Diehards and fools to the end we’re asked to help with a yacht delivery from Durban to Cape Town. This in hindsight was a very bad idea in August, but at the time it seemed a good opportunity (or a desperate last chance) to see what might have happened to the sardines.


On the 2nd Aug 2003 at 3am, having lost steering in the middle of the night, we’re forced to use the emergency tiller arm. Working three hour shifts in a confused 4m swell with 60 knot NE gusts behind us, we find ourselves surrounded by the unmistakable, almost overpowering smell of sardine oil. We are south of Port St Johns, about eight miles off Mazeppa. Bay. Despite our handicaps we are still averaging 12 knots over ground (8 knots + 4 knots current ) and as we break almost all previous speed records, we can still smell the sardines three hours later - this has to be a massive shoal ! Where they’d been and where they were going we’d never know and to be honest, at the time we were beyond caring. All we could pray for was to arrive home safely and contemplate a new life - perhaps ostrich farming - in the desert landscapes of the Karoo.

In Summary:

  • As a means of transport sailing should always be your last option.
  • Ostrich farming is not so appealing after all.
  • The sardine run is a national event.
  • Sardines are very unpredictable.
  • The diving in KwaZulu Natal is excellent anyway.
  • We’ll be there in 2004 – JOIN US.


UPDATES.......

November 30th 2003, Plettenberg Bay - We’ve just had our first sardines of the 2004 run. A kilometer long shoal was completely destroyed by common dolphins, sharks, seals and birds in the space of two hours.

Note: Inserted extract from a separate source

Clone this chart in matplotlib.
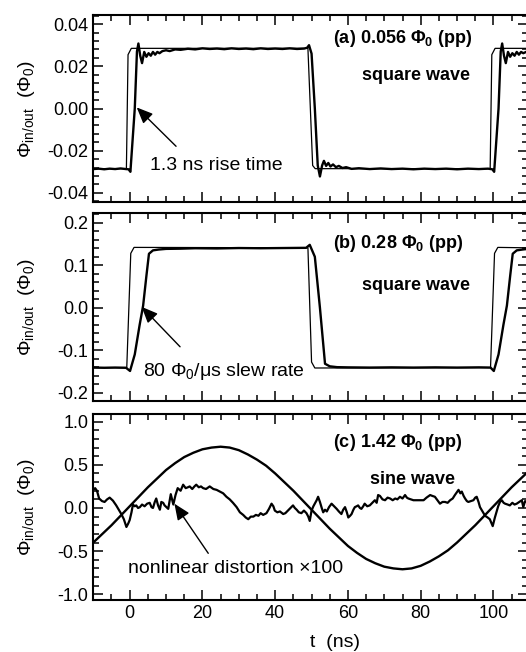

December 2nd 2003, Plettenberg Bay - Large pockets of sardines just behind the surfline.

Jan 2004, Plettenberg Bay - Periodic sightings of pockets and predators.

3rd Feb 2004, Plettenbergbay - For the last week there have been large groups of common dolphins in the area - today was exceptional. Sardines everywhere, birds diving, and an estimated 5000 common dolphins.

1st March 2004 - Another spectacular feeding frenzy inside the bay. 1000 dolphins, a vortex of over 3000 gannets diving and a couple of Brydes whales lunge feeding.